One of the topics that came up in Steve and I, our talk, was reaching out the venerable genius’ of our sport, the rusty ones if you will. The coaches with immense experience, and have seen all the trends and fads, and now their metal is weathered, but tried and true. Our mission is to reach them, mine those vital truths so we can share them with the next generation. You can find some of my interviews with many coaches, but a large percentage of them are in the 70s and 80s and some have since passed. You can download an mp3 from the player to keep, and it’s all FREE.

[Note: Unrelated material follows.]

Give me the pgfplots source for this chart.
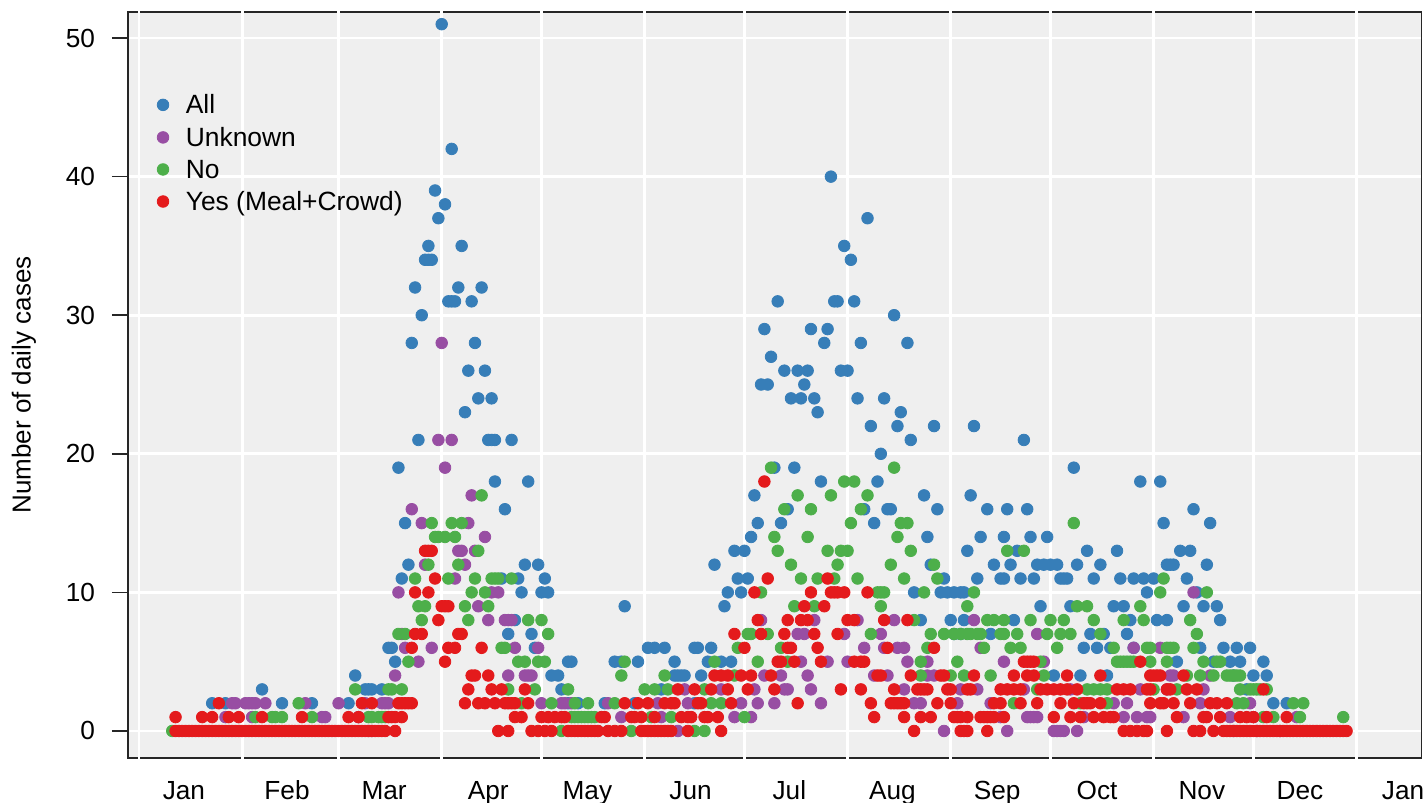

Push Back, Giving Voice to Dissent, Empowering Tough Questions

Which brings us to my talk in Irvine, and I was pleased that it was so well received. There was an interesting moment in my ‘player centered coaching’ presentation of “How to get your players to the net.” I was going through the part of the talk which is the hard part, the part when coaches work to execute it, players will have difficulty. They will have extreme difficulty and want to stop. There is no getting around the fact that when you challenge players with having only one serve, and that the returner must come to the net, that it’s going to be pretty ugly for at least 10 to 15 minutes. They will miss serves, they will miss approach shots, there will be very few points won at net. But give it 20-30 minutes and the serves will go in, the approach shots will be made and players will gain experience. We must allow our players to struggle under assigned challenges. So a young man in his mid to late twenties or so, asked me with a challenging “Questatement”, (Which is a common things coaches do to other coaches, they ask questions that are really statements.) His offering was something to the affect of, “I have a problem with when you say the player MUST come to the net. They should have to make a decision. So you really make them come to the net? It doesn’t seem realistic.”

Stop and think for a moment about how you might react to that moment, when you are talking. Do you want someone to do that? Would an interaction like that be a problem? Do you want your ideas openly tested in front of 60 people? I do! I have tremendous respect for a young coach who will put themselves out with their opinion, like that. So I answered the coach, “Yes, absolutely, I put the players in a position where they have no choice, because I know that given the choice, they won’t do it. The decision has been made for them, and all they now need do is execute. It’s freeing, rather than restricting. And, yes you are right it’s not realistic, but in the next step of the progression over a number of days, it becomes more realistic, and in the following step after that, even more so, then the decision making is trained. Players then learn automatically to recognize a short ball and attack it by moving forward to make an approach.”

Test Everything

Later, a few different veteran coaches said things to me like “Way to put that young buck in his place.” Wow, I thought, that’s not what I was doing, I was engaging with his challenge, answering it fully, and I am thankful he did that, because without it, no one else would have seen the answer to the objection of doing the most crucial step of the progression, so without his challenge then the talk would have not have been as valuable. I hope my tone was not punitive, and I expressed my appreciation to that guy for his great challenge. Perhaps he was a little rough in the way he expressed it, but lets say the way I responded showed him a more refined approach, just as it did the veteran coaches who still have their barbs showing. So I was glad that these experienced coaches said that to me, so I could answer that I liked the question, and that I saw value in it for everyone. I hope that clipped the edge of a barb right there.


We see on different levels. Young coaches emerging, experienced coaches working with well polished tools together, or using still unfinished tools to make imprecise cuts, and finally someone to bring them together to do the same work all together in community.